LISTING:
____________
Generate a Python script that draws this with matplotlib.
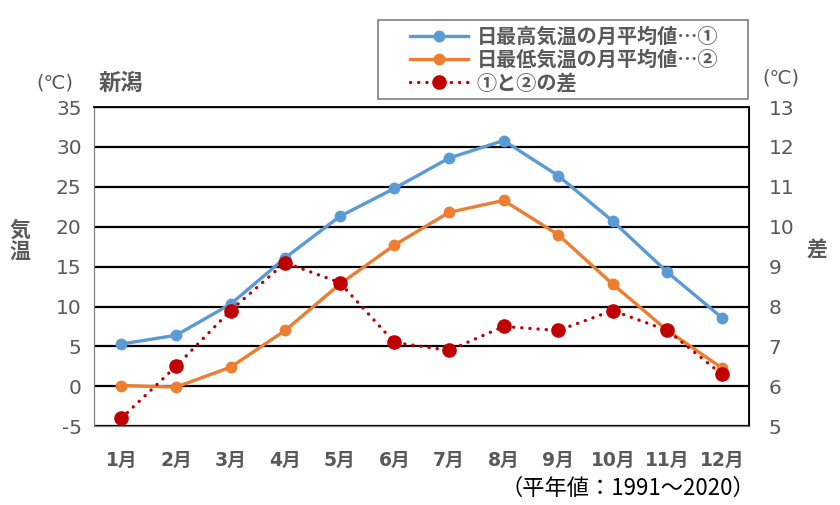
import matplotlib
matplotlib.use("Agg")
import matplotlib.pyplot as plt
from matplotlib.lines import Line2D
from matplotlib.patches import Rectangle

plt.rcParams["font.family"] = ["DejaVu Sans", "Noto Sans CJK JP"]
plt.rcParams["axes.unicode_minus"] = False

months = ["1月", "2月", "3月", "4月", "5月", "6月", "7月", "8月", "9月", "10月", "11月", "12月"]
t_high = [5.3, 6.4, 10.3, 16.1, 21.3, 24.8, 28.6, 30.8, 26.4, 20.7, 14.3, 8.6]
t_low = [0.1, -0.1, 2.4, 7.0, 12.8, 17.7, 21.8, 23.3, 19.0, 12.8, 7.0, 2.3]
t_diff = [5.2, 6.5, 7.9, 9.1, 8.6, 7.1, 6.9, 7.5, 7.4, 7.9, 7.4, 6.3]

label_high = "日最高気温の月平均値…①"
label_low = "日最低気温の月平均値…②"
label_diff = "①と②の差"

BLUE = "#5B9BD5"
ORANGE = "#ED7D31"
RED = "#C00000"
GRAY = "#595959"
DOTS = (0, (0.05, 2.4))

fig = plt.figure(figsize=(8.4, 5.05), dpi=100)
ax = fig.add_axes([0.112, 0.156, 0.780, 0.632])
ax2 = ax.twinx()

x = range(len(months))
ax.plot(x, t_high, color=BLUE, lw=2.4, marker="o", ms=7.5, zorder=4)
ax.plot(x, t_low, color=ORANGE, lw=2.4, marker="o", ms=7.5, zorder=4)
ax2.plot(x, t_diff, color=RED, lw=2.4, ls=DOTS, dash_capstyle="round",
         marker="o", ms=9.5, zorder=5)

ax.set_xlim(-0.5, len(months) - 0.5)
ax.set_ylim(-5, 35)
ax.set_yticks(range(-5, 36, 5))
ax2.set_ylim(5, 13)
ax2.set_yticks(range(5, 14))
ax.set_xticks(list(x))
ax.set_xticklabels(months, fontweight="bold", fontsize=13.5)

for a in (ax, ax2):
    a.tick_params(axis="y", length=0, labelsize=14.5, labelcolor=GRAY)
ax.tick_params(axis="x", length=0, labelcolor=GRAY, pad=18)
ax.tick_params(axis="y", pad=9)
ax2.tick_params(axis="y", pad=14)

ax.yaxis.grid(True, color="black", lw=1.6)
ax.set_axisbelow(True)
for s in ("left", "bottom"):
    ax.spines[s].set_color("#7f7f7f")
    ax2.spines[s].set_color("#7f7f7f")
for s in ("top", "right"):
    ax2.spines[s].set_color("black")
    ax2.spines[s].set_linewidth(1.3)

cjk = ["Noto Sans CJK JP", "DejaVu Sans"]
fig.text(0.043, 0.835, "(℃)", fontsize=14, color=GRAY, ha="left", va="center")
fig.text(0.117, 0.835, "新潟", fontsize=16, fontweight="bold", color=GRAY,
         ha="left", va="center", family=cjk)
fig.text(0.908, 0.845, "(℃)", fontsize=14, color=GRAY, ha="left", va="center")
fig.text(0.024, 0.523, "気\n温", fontsize=15, fontweight="bold", color=GRAY,
         ha="center", va="center", linespacing=1.0, family=cjk)
fig.text(0.972, 0.505, "差", fontsize=15, fontweight="bold", color=GRAY,
         ha="center", va="center", family=cjk)
fig.text(0.899, 0.032, "（平年値：1991～2020）", fontsize=16, color="black",
         ha="right", va="center", family=cjk)

# legend box drawn separately so the entries sit inset like the original
fig.patches.append(Rectangle((0.45, 0.804), 0.4405, 0.156, transform=fig.transFigure,
                             fill=False, edgecolor="#7f7f7f", lw=1.2))
handles = [
    Line2D([], [], color=BLUE, lw=2.4, marker="o", ms=7.5),
    Line2D([], [], color=ORANGE, lw=2.4, marker="o", ms=7.5),
    Line2D([], [], color=RED, lw=2.4, ls=DOTS, dash_capstyle="round",
           marker="o", ms=9.5),
]
leg = fig.legend(handles, [label_high, label_low, label_diff],
                 loc="center left", bbox_to_anchor=(0.488, 0.882), frameon=False,
                 handlelength=2.9, borderpad=0, labelspacing=0.12,
                 handletextpad=0.4, borderaxespad=0,
                 prop={"family": cjk, "size": 14.5, "weight": "bold"})
for t in leg.get_texts():
    t.set_color(GRAY)

fig.savefig("out.png", dpi=100)
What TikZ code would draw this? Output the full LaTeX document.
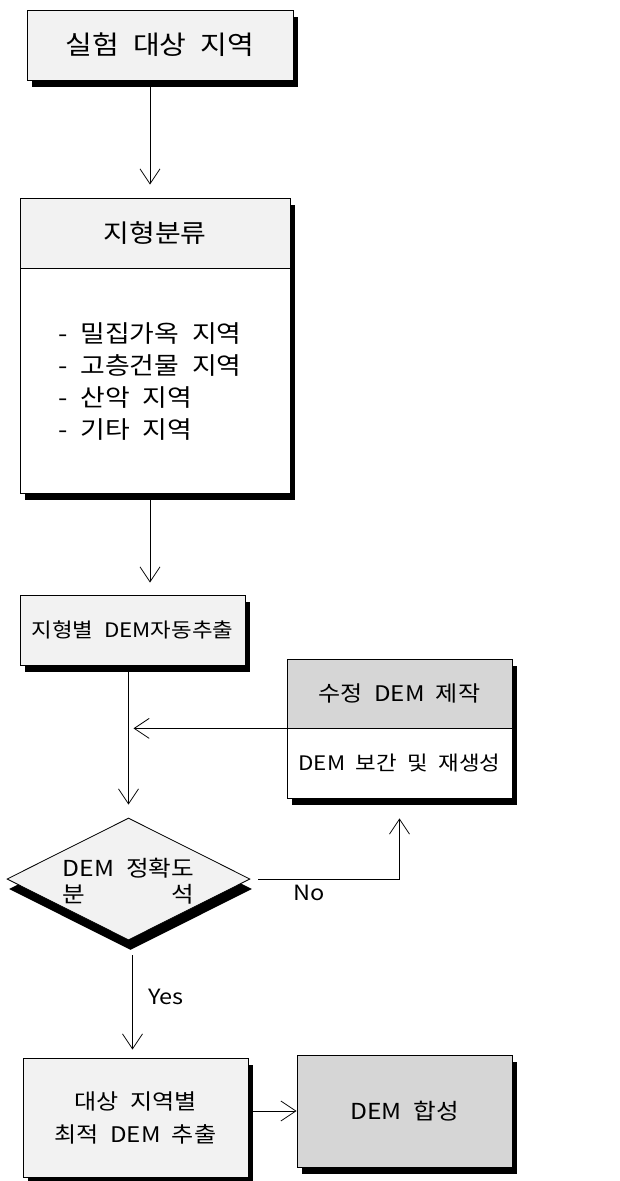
\documentclass[tikz,border=0pt]{standalone}
\usepackage{fontspec}
\setmainfont{Noto Sans CJK KR}[FakeStretch=1.12, WordSpace=2.1]
\usetikzlibrary{arrows.meta,shapes.geometric,shadows,calc}
\begin{document}
\begin{tikzpicture}[x=1pt,y=-1pt,
  shad/.style={drop shadow={shadow xshift=5pt, shadow yshift=-7pt, fill=black, opacity=1}},
  light/.style={fill=gray!10},
  dark/.style={fill=gray!32},
  blank/.style={fill=white},
  box/.style={draw, line width=0.8pt, inner sep=0pt, shad},
  arr/.style={line width=0.8pt, -{Straight Barb[length=15pt,width=20pt,line width=0.8pt]}},
  fs/.style={font=\fontsize{#1}{#1}\selectfont}
]
\useasboundingbox (0,0) rectangle (620,1181);
\coordinate (axis) at (150,0);

\node[box, light, minimum width=266pt, minimum height=70pt, fs=26] (b1) at (160,45) {실험 대상 지역};

\node[box, light, minimum width=270pt, minimum height=70pt, fs=25] (b2t) at (155,233) {지형분류};
\node[box, blank, minimum width=270pt, minimum height=225pt] (b2b) at (155,380.5) {};
\node[anchor=west, align=left, font=\fontsize{24}{32}\selectfont] (list) at (55,382)
  {- 밀집가옥 지역\\- 고층건물 지역\\- 산악 지역\\- 기타 지역};

\node[box, light, minimum width=225pt, minimum height=70pt, fs=20] (b3) at (132.5,630) {지형별 DEM자동추출};

\node[box, dark, minimum width=225pt, minimum height=69pt, fs=21.5] (rbt) at (399.5,693.5) {수정 DEM 제작};
\node[box, blank, minimum width=225pt, minimum height=70pt, fs=20] (rbb) at (399.5,763) {DEM 보간 및 재생성};

\node[diamond, draw, line width=0.8pt, light, aspect=2, inner sep=0pt,
  minimum width=243pt, minimum height=122pt,
  drop shadow={shadow xshift=2pt, shadow yshift=-10pt, fill=black, opacity=1}] (dia) at (128.5,879) {};
\node[font=\fontsize{22}{28}\selectfont] (diat) at (128.5,884)
  {\begin{tabular}{@{}c@{}}DEM 정확도\\[-2pt] 분\hfill 석\end{tabular}};

\node[box, light, minimum width=225pt, minimum height=119pt, align=center,
  font=\fontsize{21.5}{33}\selectfont] (bl) at (135.5,1117.5) {대상 지역별\\최적 DEM 추출};
\node[box, dark, minimum width=215pt, minimum height=112pt, fs=22] (dm) at (404.5,1111) {DEM 합성};

\node[fs=21] (no) at (309,893) {No};
\node[fs=21] (yes) at (166,997) {Yes};

% connectors
\draw[arr] (b1.south -| axis) -- ($(b2t.north -| axis)+(0,-13)$);
\draw[arr] (b2b.south -| axis) -- ($(b3.north -| axis)+(0,-12)$);
\draw[arr] (b3.south -| dia.north) -- ($(dia.north)+(0,-13)$);
\coordinate (j) at (rbt.south west -| dia.north);
\draw[arr] (rbt.south west) -- ($(j)+(5,0)$);
\draw[arr] ($(dia.east)+(8,0)$) -| ($(rbb.south)+(0,20)$);
\draw[arr] ($(dia.south)+(4,15)$) -- ($(dia.south |- bl.north)+(4,-8)$);
\draw[arr] (bl.east |- dm.west) -- (dm.west);
\end{tikzpicture}
\end{document}
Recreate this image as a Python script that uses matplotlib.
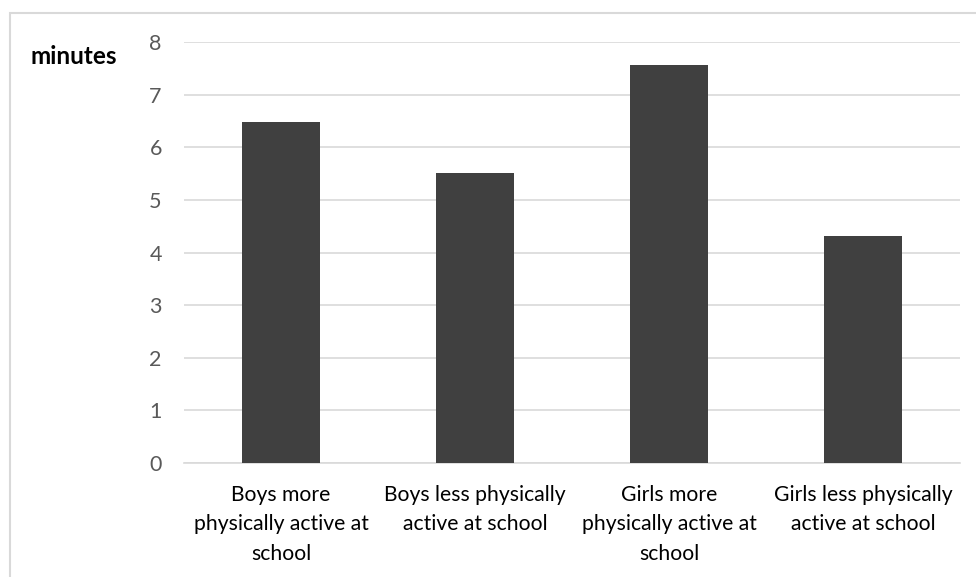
import matplotlib
matplotlib.use("Agg")
import matplotlib.pyplot as plt
from matplotlib.patches import Rectangle

categories = ["Boys more\nphysically active at\nschool",
              "Boys less physically\nactive at school",
              "Girls more\nphysically active at\nschool",
              "Girls less physically\nactive at school"]
values = [6.48, 5.52, 7.57, 4.32]
yticks = [0, 1, 2, 3, 4, 5, 6, 7, 8]

plt.rcParams['font.family'] = ['Lato', 'DejaVu Sans']

fig = plt.figure(figsize=(9.76, 5.77), dpi=100)
fig.patches.append(Rectangle((10/976, -0.1), 1.2, (577-13)/577 + 0.1,
                             transform=fig.transFigure, fill=False,
                             edgecolor='#d9d9d9', linewidth=1.5))
ax = fig.add_axes([184/976, (577-463)/577, (960-184)/976, (463-42.3)/577])
x = range(len(categories))
ax.bar(x, values, width=0.4, color='#404040', zorder=3)
ax.set_xlim(-0.5, len(categories) - 0.5)
ax.set_ylim(0, 8)
ax.set_yticks(yticks)
ax.set_yticklabels([str(t) for t in yticks], color='#595959', fontsize=15.5)
ax.set_xticks(list(x))
ax.set_xticklabels(categories, fontsize=15.2, color='#000000', linespacing=1.6)
ax.tick_params(axis='y', length=0, pad=16)
ax.tick_params(axis='x', length=0, pad=15.5)
for s in ['top', 'right', 'left']:
    ax.spines[s].set_visible(False)
ax.spines['bottom'].set_color('#d9d9d9')
ax.spines['bottom'].set_linewidth(1.2)
ax.grid(axis='y', color='#d9d9d9', linewidth=1.2, zorder=0)
ax.set_axisbelow(True)
fig.text(30/976, (577-56)/577, 'minutes', fontsize=17.5, fontweight='bold',
         va='center', ha='left', color='#000000')
fig.savefig('out.png', dpi=100)
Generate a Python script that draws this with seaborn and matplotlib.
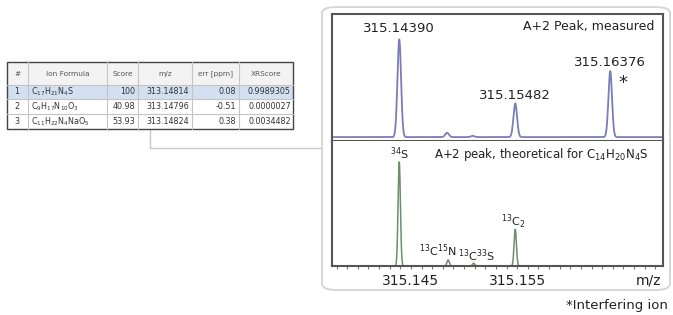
import numpy as np
import pandas as pd
import matplotlib
matplotlib.use("Agg")
import matplotlib.pyplot as plt
from matplotlib.patches import Rectangle, FancyBboxPatch
from matplotlib.lines import Line2D
import seaborn as sns

sns.set_theme(style="white")
plt.rcParams['font.family'] = ['DejaVu Sans']

# ---------------- data ----------------
meas_mz = [315.14390, 315.1484, 315.1508, 315.15482, 315.16376]
meas_int = [100, 4.4, 1.3, 34.5, 67.6]
meas_labels = ["315.14390", "315.15482", "315.16376"]
meas_label_mz = [315.14390, 315.15482, 315.16376]

theo_mz = [315.14390, 315.1485, 315.1509, 315.15482]
theo_int = [100, 5.8, 2.6, 35.2]
theo_labels = [r"$^{34}$S", r"$^{13}$C$^{15}$N", r"$^{13}$C$^{33}$S", r"$^{13}$C$_2$"]

xticks = [315.145, 315.155]
xtick_labels = ["315.145", "315.155"]

tbl_cols = ["#", "Ion Formula", "Score", "m/z", "err [ppm]", "XRScore"]
tbl_idx = ["1", "2", "3"]
tbl_formula = [r"C$_{17}$H$_{21}$N$_4$S", r"C$_9$H$_{17}$N$_{10}$O$_3$", r"C$_{11}$H$_{22}$N$_4$NaO$_5$"]
tbl_score = ["100", "40.98", "53.93"]
tbl_mz = ["313.14814", "313.14796", "313.14824"]
tbl_err = ["0.08", "-0.51", "0.38"]
tbl_xr = ["0.9989305", "0.0000027", "0.0034482"]

# ---------------- figure ----------------
W, H = 673, 315
fig = plt.figure(figsize=(W / 100, H / 100), dpi=100)
fig.patch.set_facecolor("white")

def fx(px):
    return px / W

def fy(py):
    return 1 - py / H

XMIN, XMAX = 315.13754, 315.16873

# outer rounded frame
frame = FancyBboxPatch((fx(326), fy(288)), fx(340), (288 - 9) / H,
                       boxstyle="round,pad=0.006,rounding_size=0.02",
                       transform=fig.transFigure, facecolor="none",
                       edgecolor="#d4d4d4", linewidth=1.3, zorder=-10)
fig.patches.append(frame)

# connector line
fig.add_artist(Line2D([fx(150), fx(150), fx(322)], [fy(130), fy(148), fy(148)],
                      transform=fig.transFigure, color="#c8c8c8", linewidth=1.0,
                      zorder=-10))

grid = np.linspace(XMIN, XMAX, 3000)

def profile(centers, heights, sigma):
    y = np.zeros_like(grid)
    for c, h in zip(centers, heights):
        y += h * np.exp(-0.5 * ((grid - c) / sigma) ** 2)
    return y

# top panel (measured)
ax1 = fig.add_axes([fx(331.7), fy(141), fx(663 - 331.7), 127 / H])
ym = profile(meas_mz, meas_int, 0.00017)
sns.lineplot(x=grid, y=ym, ax=ax1, color="#7a7db8", linewidth=1.3, estimator=None)
ax1.set_xlim(XMIN, XMAX)
ax1.set_ylim(-4, 126)
ax1.set_xticks([])
ax1.set_yticks([])
for s in ax1.spines.values():
    s.set_color("#555555")
    s.set_linewidth(1.5)
lab_y = [111, 43, 76]
for lab, m, yy in zip(meas_labels, meas_label_mz, lab_y):
    ax1.text(m, yy, lab, ha="center", va="center", fontsize=9.5, color="#222222")
ax1.text(0.975, 0.9, "A+2 Peak, measured", transform=ax1.transAxes,
         ha="right", va="center", fontsize=9, color="#222222")
ax1.text(315.1650, 55, "*", ha="center", va="center", fontsize=13, color="#222222")

# bottom panel (theoretical)
ax2 = fig.add_axes([fx(331.7), fy(266), fx(663 - 331.7), 125 / H])
yt = profile(theo_mz, theo_int, 0.00011)
sns.lineplot(x=grid, y=yt, ax=ax2, color="#6c8f6c", linewidth=1.1, estimator=None)
ax2.set_xlim(XMIN, XMAX)
ax2.set_ylim(0, 120)
ax2.set_yticks([])
ax2.set_xticks(xticks)
ax2.set_xticklabels(xtick_labels, fontsize=10, color="#222222")
ax2.set_xticks(np.arange(315.138, 315.1687, 0.001), minor=True)
ax2.tick_params(axis="x", which="both", direction="out", length=2.5, width=0.8,
                color="#777777", bottom=True, pad=3)
ax2.spines["top"].set_visible(False)
for k in ["left", "right", "bottom"]:
    ax2.spines[k].set_color("#555555")
    ax2.spines[k].set_linewidth(1.5)
ax2.text(0.955, 0.89, r"A+2 peak, theoretical for C$_{14}$H$_{20}$N$_4$S",
         transform=ax2.transAxes, ha="right", va="center", fontsize=8.5, color="#222222")
theo_lab_xy = [(315.1439, 108), (315.1475, 15), (315.1512, 10), (315.1546, 42)]
for lab, (xx, yy) in zip(theo_labels, theo_lab_xy):
    ax2.text(xx, yy, lab, ha="center", va="center", fontsize=8, color="#222222")
ax2.text(0.955, -0.115, "m/z", transform=ax2.transAxes, ha="center", va="center",
         fontsize=10, color="#222222")

fig.text(fx(668), fy(305), "*Interfering ion", ha="right", va="center",
         fontsize=9.5, color="#222222")

# ---------------- table ----------------
col_edges = [7, 28, 107, 138, 192, 239, 293]
row_edges = [62, 85, 99, 114, 129]
tax = fig.add_axes([fx(0), fy(140), fx(300), 140 / H], facecolor="none")
tax.set_xlim(0, 300)
tax.set_ylim(140, 0)
tax.axis("off")
tax.add_patch(Rectangle((col_edges[0], row_edges[0]), col_edges[-1] - col_edges[0],
                        row_edges[1] - row_edges[0], facecolor="#f3f3f3", edgecolor="none"))
tax.add_patch(Rectangle((col_edges[0], row_edges[1]), col_edges[-1] - col_edges[0],
                        row_edges[2] - row_edges[1], facecolor="#d3e0f1", edgecolor="none"))
for xe in col_edges[1:-1]:
    tax.plot([xe, xe], [row_edges[0], row_edges[-1]], color="#c4c4c4", lw=0.8)
for ye in row_edges[1:-1]:
    tax.plot([col_edges[0], col_edges[-1]], [ye, ye], color="#c4c4c4", lw=0.8)
tax.add_patch(Rectangle((col_edges[0], row_edges[0]), col_edges[-1] - col_edges[0],
                        row_edges[-1] - row_edges[0], facecolor="none",
                        edgecolor="#444444", lw=1.0))
for i, c in enumerate(tbl_cols):
    tax.text((col_edges[i] + col_edges[i + 1]) / 2, (row_edges[0] + row_edges[1]) / 2 + 0.5,
             c, ha="center", va="center", fontsize=5.3, color="#555555")
rows = list(zip(tbl_idx, tbl_formula, tbl_score, tbl_mz, tbl_err, tbl_xr))
for r, vals in enumerate(rows):
    yc = (row_edges[r + 1] + row_edges[r + 2]) / 2
    tax.text(17, yc, vals[0], ha="center", va="center", fontsize=5.8, color="#333333")
    tax.text(31, yc, vals[1], ha="left", va="center", fontsize=5.8, color="#333333")
    tax.text(135, yc, vals[2], ha="right", va="center", fontsize=5.8, color="#333333")
    tax.text(189, yc, vals[3], ha="right", va="center", fontsize=5.8, color="#333333")
    tax.text(236, yc, vals[4], ha="right", va="center", fontsize=5.8, color="#333333")
    tax.text(291, yc, vals[5], ha="right", va="center", fontsize=5.8, color="#333333")

fig.savefig("out.png", dpi=100, facecolor="white")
____________
Retype only the lines above from the one with "Generate a Python script that draws this with seaborn" through the one with "meas_label_mz = [315.14390, 315.15482, 315.16376]", exactly and with both ends. Images stay out.

Generate a Python script that draws this with seaborn and matplotlib.
import numpy as np
import pandas as pd
import matplotlib
matplotlib.use("Agg")
import matplotlib.pyplot as plt
from matplotlib.patches import Rectangle, FancyBboxPatch
from matplotlib.lines import Line2D
import seaborn as sns

sns.set_theme(style="white")
plt.rcParams['font.family'] = ['DejaVu Sans']

# ---------------- data ----------------
meas_mz = [315.14390, 315.1484, 315.1508, 315.15482, 315.16376]
meas_int = [100, 4.4, 1.3, 34.5, 67.6]
meas_labels = ["315.14390", "315.15482", "315.16376"]
meas_label_mz = [315.14390, 315.15482, 315.16376]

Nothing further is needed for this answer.